With the crypto market languishing the past several weeks and major cryptocurrencies posting new monthly lows, you - like many investors - may be looking for answers. We saw Bitcoin’s price drop below $6,000 for the first time since June and Ethereum, the second largest crypto asset, plummet to a multi-month low under $300. Likewise, the top 15 coins all dropped close to 15% over the past few days with the leading altcoin losses on the week nearing 30%.
In their search for answers, we see many attributing the sudden downturn to the US SEC’s announcement on August 7th to postpone their decision regarding the VanEck/SolidX Bitcoin ETF. It was expected that an approval could trigger a bull run as large price movements of Bitcoin - and a crypto market that’s largely followed suit - have often coincided with major announcements from the SEC.
However it is important to remember that crypto is a global market with massive volume traded outside the US. And with recent international currency crises like the Turkish lira crash, many also expected Bitcoin and top cryptos to rally vs. dipping further regardless of the SEC news. So with this market downturn being just one of many to occur in 2018, would a Bitcoin ETF actually make a large difference?
Significance of the Bitcoin ETF
The key reason we’ve seen such sharp reactions to these SEC announcements is because of an ETF’s potential to quickly bring billions of dollars in fresh investment capital into the global cryptocurrency markets. A Bitcoin ETF would allow larger investors to get exposure to Bitcoin without having to go through a cryptocurrency exchange, which has kept many traditional and institutional investors at bay.
Crypto-based ETFs have the potential to be an investment “holy grail” for the industry that would signal major Wall Street adoption. For Bitcoin in particular, it would also signal confidence in long term price growth and its case for being a safe store of wealth similar to gold. So should a safer and more regulated Bitcoin ETF be approved, it’s expected that major institutional (and global) investment would follow suit.
Pattern or Coincidence?
For context, keep in mind this was VanEck’s third failed attempt to get a Bitcoin ETF approved. While the SEC did not outright reject the proposal, they did extend their timeline for making a decision to September 30th. Just one day before the SEC’s announcement, Bitcoin was trading at around $7,000. One day after the decision was announced, Bitcoin was trading at around $6,300.
Bitcoin, however, was not the only coin to lose 10% or more during this time. In fact, the entire crypto market dropped significantly and continued to dip for much of the last week - with Bitcoin even dropping below $6,000 briefly on August 14th.
This downward momentum continued a trend that began in late July when news broke that the SEC rejected another Bitcoin ETF proposed by the Winklevoss brothers. Considering that over the past several weeks the markets dropped significantly after each of the failed approvals, it does seem highly indicative of a pattern.

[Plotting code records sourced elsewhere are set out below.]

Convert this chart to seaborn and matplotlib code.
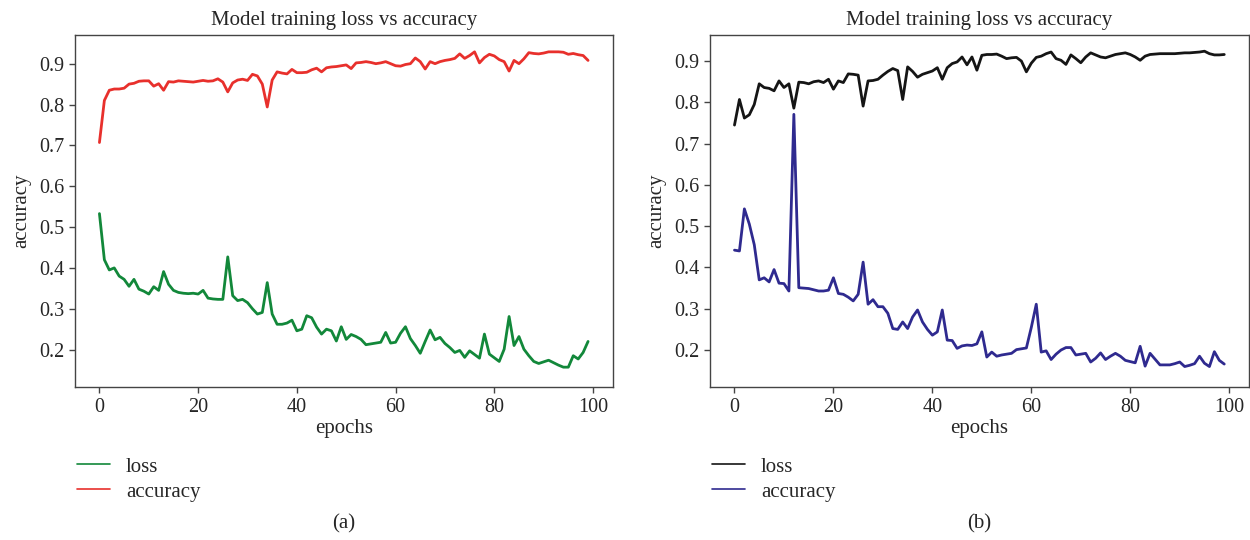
import matplotlib
matplotlib.use("Agg")
import matplotlib.pyplot as plt
import seaborn as sns
import numpy as np

# epochs 0..99
epochs = np.arange(100)

# (a) green "loss" and red "accuracy"
a_loss = [0.533, 0.420, 0.395, 0.400, 0.380, 0.372, 0.355, 0.372, 0.348, 0.343,
          0.336, 0.354, 0.345, 0.391, 0.360, 0.345, 0.340, 0.338, 0.337, 0.338,
          0.336, 0.345, 0.326, 0.324, 0.323, 0.323, 0.427, 0.332, 0.320, 0.323,
          0.315, 0.300, 0.287, 0.291, 0.364, 0.287, 0.262, 0.262, 0.265, 0.272,
          0.246, 0.250, 0.283, 0.278, 0.255, 0.238, 0.250, 0.246, 0.221, 0.256,
          0.225, 0.237, 0.232, 0.225, 0.212, 0.214, 0.216, 0.218, 0.242, 0.216,
          0.218, 0.240, 0.256, 0.227, 0.210, 0.191, 0.220, 0.248, 0.224, 0.230,
          0.215, 0.205, 0.193, 0.198, 0.181, 0.197, 0.188, 0.179, 0.238, 0.189,
          0.180, 0.171, 0.201, 0.281, 0.210, 0.232, 0.201, 0.185, 0.171, 0.166,
          0.170, 0.174, 0.168, 0.162, 0.157, 0.157, 0.185, 0.177, 0.193, 0.220]

a_acc = [0.707, 0.810, 0.835, 0.838, 0.838, 0.840, 0.850, 0.852, 0.857, 0.858,
         0.858, 0.845, 0.851, 0.835, 0.856, 0.855, 0.858, 0.857, 0.856, 0.855,
         0.857, 0.859, 0.857, 0.858, 0.863, 0.855, 0.831, 0.853, 0.860, 0.862,
         0.859, 0.874, 0.870, 0.850, 0.794, 0.860, 0.880, 0.877, 0.875, 0.886,
         0.878, 0.878, 0.879, 0.885, 0.889, 0.880, 0.890, 0.892, 0.893, 0.895,
         0.897, 0.888, 0.902, 0.903, 0.905, 0.903, 0.900, 0.902, 0.905, 0.900,
         0.895, 0.894, 0.898, 0.900, 0.914, 0.905, 0.887, 0.905, 0.900, 0.905,
         0.908, 0.910, 0.913, 0.924, 0.913, 0.920, 0.929, 0.902, 0.915, 0.923,
         0.919, 0.910, 0.905, 0.882, 0.908, 0.900, 0.912, 0.927, 0.925, 0.924,
         0.926, 0.929, 0.929, 0.929, 0.928, 0.923, 0.925, 0.922, 0.920, 0.908]

# (b) black "loss" and blue "accuracy"
b_loss = [0.745, 0.807, 0.762, 0.770, 0.795, 0.845, 0.836, 0.834, 0.828, 0.852,
          0.836, 0.845, 0.786, 0.849, 0.848, 0.845, 0.850, 0.852, 0.848, 0.856,
          0.832, 0.852, 0.848, 0.869, 0.868, 0.866, 0.791, 0.852, 0.853, 0.856,
          0.866, 0.875, 0.882, 0.877, 0.807, 0.886, 0.875, 0.861, 0.868, 0.872,
          0.876, 0.884, 0.856, 0.884, 0.894, 0.898, 0.910, 0.891, 0.910, 0.878,
          0.914, 0.916, 0.916, 0.917, 0.912, 0.906, 0.908, 0.909, 0.900, 0.874,
          0.895, 0.909, 0.912, 0.918, 0.922, 0.906, 0.902, 0.892, 0.915, 0.906,
          0.896, 0.910, 0.920, 0.915, 0.910, 0.908, 0.912, 0.916, 0.918, 0.920,
          0.916, 0.910, 0.902, 0.912, 0.916, 0.917, 0.918, 0.918, 0.918, 0.918,
          0.919, 0.920, 0.920, 0.921, 0.922, 0.924, 0.918, 0.915, 0.915, 0.916]

b_acc = [0.442, 0.440, 0.542, 0.505, 0.455, 0.370, 0.375, 0.365, 0.395, 0.362,
         0.361, 0.343, 0.771, 0.351, 0.350, 0.349, 0.346, 0.343, 0.343, 0.345,
         0.375, 0.337, 0.335, 0.328, 0.319, 0.335, 0.413, 0.311, 0.322, 0.305,
         0.305, 0.289, 0.252, 0.250, 0.268, 0.252, 0.280, 0.297, 0.268, 0.250,
         0.236, 0.244, 0.297, 0.224, 0.223, 0.204, 0.210, 0.212, 0.211, 0.215,
         0.244, 0.183, 0.195, 0.185, 0.188, 0.190, 0.192, 0.201, 0.203, 0.205,
         0.255, 0.311, 0.195, 0.198, 0.177, 0.190, 0.200, 0.206, 0.206, 0.188,
         0.190, 0.192, 0.171, 0.180, 0.193, 0.177, 0.185, 0.192, 0.185, 0.175,
         0.172, 0.169, 0.209, 0.161, 0.192, 0.178, 0.164, 0.164, 0.164, 0.167,
         0.171, 0.160, 0.163, 0.167, 0.185, 0.168, 0.160, 0.196, 0.175, 0.166]

sns.set_theme(style="ticks")
plt.rcParams['font.family'] = ['Liberation Serif', 'DejaVu Serif']
plt.rcParams['axes.edgecolor'] = '#444444'
plt.rcParams['axes.linewidth'] = 1.0

fig = plt.figure(figsize=(12.5, 5.4), dpi=100)
ax1 = fig.add_axes([0.060, 0.283, 0.430, 0.652])
ax2 = fig.add_axes([0.568, 0.283, 0.431, 0.652])

panels = [
    (ax1, a_loss, a_acc, '#12883a', '#e8302c', (0.108, 0.970), '(a)'),
    (ax2, b_loss, b_acc, '#151515', '#2f2a8f', (0.110, 0.963), '(b)'),
]

for ax, loss, acc, c_loss, c_acc, ylim, tag in panels:
    sns.lineplot(x=epochs, y=loss, color=c_loss, lw=2.0, label='loss', ax=ax)
    sns.lineplot(x=epochs, y=acc, color=c_acc, lw=2.0, label='accuracy', ax=ax)
    ax.set_ylim(*ylim)
    ax.set_xticks([0, 20, 40, 60, 80, 100])
    ax.set_yticks([0.2, 0.3, 0.4, 0.5, 0.6, 0.7, 0.8, 0.9])
    ax.tick_params(labelsize=14.5, length=4, width=1, color='#444444', direction='out')
    for s in ax.spines.values():
        s.set_visible(True)
    ax.set_title('Model training loss vs accuracy', fontsize=15, pad=7)
    ax.set_xlabel('epochs', fontsize=15, labelpad=2)
    ax.set_ylabel('accuracy', fontsize=15, labelpad=6)
    leg = ax.legend(loc='upper left', bbox_to_anchor=(-0.012, -0.175), frameon=False,
                    fontsize=15, handlelength=1.6, handletextpad=0.75,
                    labelspacing=0.25, borderaxespad=0)
    for line in leg.get_lines():
        line.set_linewidth(1.2)
    pos = ax.get_position()
    fig.text((pos.x0 + pos.x1) / 2, 0.03, tag, ha='center', va='center', fontsize=15)

fig.savefig('out.png', dpi=100)
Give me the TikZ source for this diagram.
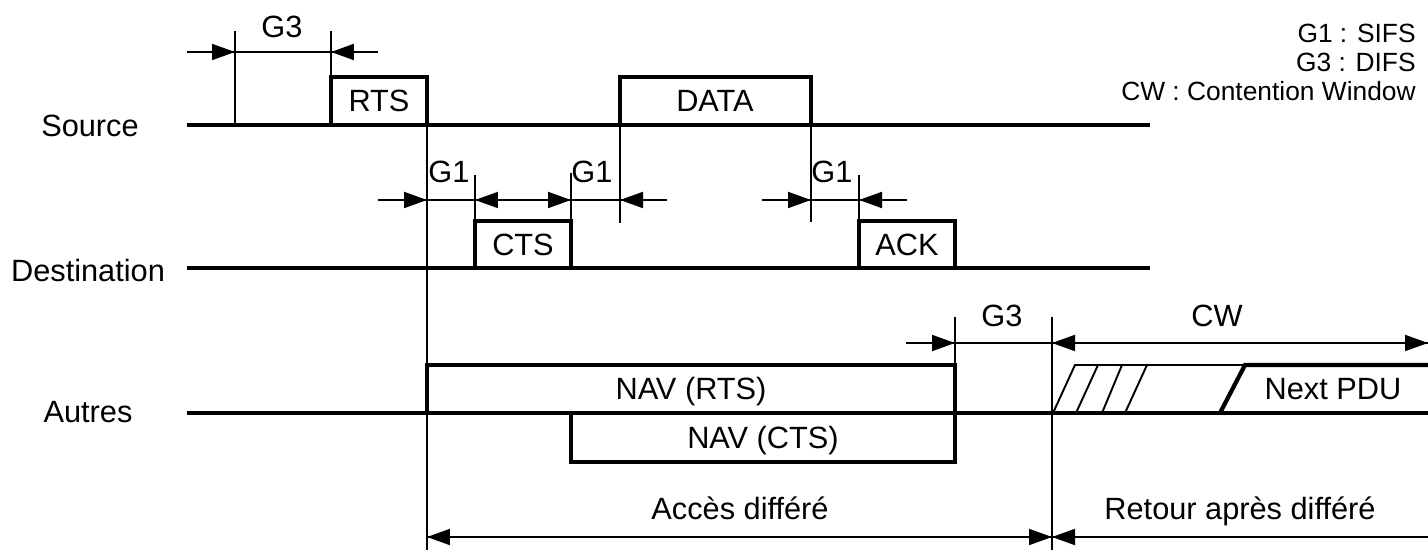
\documentclass[tikz,border=0pt]{standalone}
\usepackage{fontspec}
\setmainfont{Liberation Sans}
\usetikzlibrary{arrows.meta,positioning,calc}

\begin{document}
\begin{tikzpicture}[x=0.02cm,y=-0.02cm,
 sig/.style={line width=2.4pt,line join=miter},
 guide/.style={line width=1.1pt},
 tipin/.style={{Triangle[length=0.46cm,width=0.32cm]}-,line width=1.1pt},
 lbl/.style={inner sep=0pt,anchor=base,font=\fontsize{17.5}{20}\selectfont},
 legend/.style={inner sep=0pt,anchor=base east,font=\fontsize{15}{18}\selectfont}]
\useasboundingbox (0,0) rectangle (1428,550);

% stations
\node[lbl] (src) at (90,137) {Source};
\node[lbl] (dst) at (88,282) {Destination};
\node[lbl] (oth) at (88,423) {Autres};
\draw[sig] (187,125) -- (1150,125);
\draw[sig] (187,268) -- (1150,268);
\draw[sig] (187,413) -- (1428,413);

% frames
\draw[sig] (331,125) -- (331,77) -- (427,77) -- (427,125);
\draw[sig] (620,125) -- (620,77) -- (811,77) -- (811,125);
\draw[sig] (475,268) -- (475,221) -- (571,221) -- (571,268);
\draw[sig] (859,268) -- (859,221) -- (955,221) -- (955,268);
\draw[sig] (427,413) -- (427,365) -- (955,365) -- (955,413);
\draw[sig] (571,413) -- (571,462) -- (955,462) -- (955,413);
\node[lbl] (rts) at (379,112) {RTS};
\node[lbl] (data) at (715,112) {DATA};
\node[lbl] (cts) at (523,256) {CTS};
\node[lbl] (ack) at (907,256) {ACK};
\node[lbl] (navrts) at (691,400) {NAV (RTS)};
\node[lbl] (navcts) at (763,449) {NAV (CTS)};

% next frame after backoff
\draw[guide] (1053,413) -- (1075,365) -- (1245,365)
 (1076,413) -- (1098,365)
 (1102,413) -- (1122,365)
 (1125,413) -- (1147,365);
\draw[sig] (1220,413) -- (1245,365) -- (1428,365);
\node[lbl] (next) at (1333,400) {Next PDU};

% time marks
\path[guide]
(235,31) edge (235,125)
(331,31) edge (331,77)
(427,125) edge (427,550)
(475,175) edge (475,221)
(571,173) edge (571,221)
(620,125) edge (620,223)
(811,125) edge (811,222)
(859,175) edge (859,221)
(955,317) edge (955,365)
(1052,317) edge (1052,550)
;
\path[guide]
(187,52) edge (378,52)
(378,200) edge (667,200)
(762,200) edge (907,200)
(906,343) edge (1428,343)
(427,537) edge (1428,537)
;
\path[tipin]
(235,52) edge +(-28,0)
(331,52) edge +(28,0)
(427,200) edge +(-28,0)
(475,200) edge +(28,0)
(571,200) edge +(-28,0)
(620,200) edge +(28,0)
(811,200) edge +(-28,0)
(859,200) edge +(28,0)
(955,343) edge +(-28,0)
(1052,343) edge +(28,0)
(1428,343) edge +(-28,0)
(427,537) edge +(28,0)
(1052,537) edge +(-28,0)
(1052,537) edge +(28,0)
;
\node[lbl] (difs1) at (282,38) {G3};
\node[lbl] (sifs1) at (449,183) {G1};
\node[lbl] (sifs2) at (592,183) {G1};
\node[lbl] (sifs3) at (832,183) {G1};
\node[lbl] (difs2) at (1002,327) {G3};
\node[lbl] (cw) at (1217,327) {CW};
\node[lbl] (defer) at (740,520) {Accès différé};
\node[lbl] (back) at (1240,520) {Retour après différé};

% legend
\node[legend] (leg1) at (1416,43) {G1 : SIFS};
\node[legend] (leg3) at (1416,72) {G3 : DIFS};
\node[legend] (legcw) at (1416,101) {CW : Contention Window};
\end{tikzpicture}
\end{document}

On the other side of the spectrum, the market tends to have a very bullish reaction to positive news. For example, when the SEC formally recognized the importance of cryptocurrencies, or more recently announced bitcoin would not be treated as a security, strong bull runs followed.
Considering the trends, it seems difficult not to attribute any of these price movements to the SEC’s ETF announcements. Global investors tend to follow US regulatory news so we could be seeing international downward pressure magnified by US headlines. So if the SEC does reject the ETF application again in six weeks, historical data indicates the triggering of a market downturn.
Other Bear Market Factors
While these US regulatory headlines may seem clearly indicative of price trends, most trading volume takes place outside the US so we can’t ignore other factors that could adversely impact the markets. One such contributor could be large selling activity by crypto “whales” in the Bitcoin OTC markets. Some estimates put the OTC market for Bitcoin at 2-3X larger than the exchange market so if high volume selloffs did occur - potentially magnified by the SEC announcement - it may have caused a very subtle, but equally adverse negative impact.
Another more common theory seen as contributing to the recent market dip is from ICOs that may be liquidating their funds raised through token sales. It would make sense for projects that raised funds through coin offerings to eventually convert their holdings into fiat to be spent on product development. A recent Bloomberg report cites research suggesting ICO liquidations worth around $5 billion have been driving down ETH’s price - an impact that’s been “magnified due to deteriorating sentiment and low liquidity.”
Support for this theory comes from the fact that most token initiatives are ECR20 projects built on the Ethereum blockchain with funds raised in ETH. Considering Ethereum’s status as the 2nd largest crypto asset, a selloff would have a broad impact on the entire market.
Yet another theory comes from rumors alleging the SEC is set to tighten their regulatory grip in September with new rules for ICOs.
Even while factoring in OTC markets and ICO liquidations, it’s hard not to attribute recent major price swings and volatility to the SEC’s very public announcements. However as of August 15th, Bitcoin prices and the market at large seem to be rebounding. And while it’s unclear whether or not this upward momentum will continue, if the VanEck/SolidX ETF does get approved it could lead to an unprecedented bull run. Either way, mark your calendars as one way or another history indicates we’ll see some major price movement come September 30th.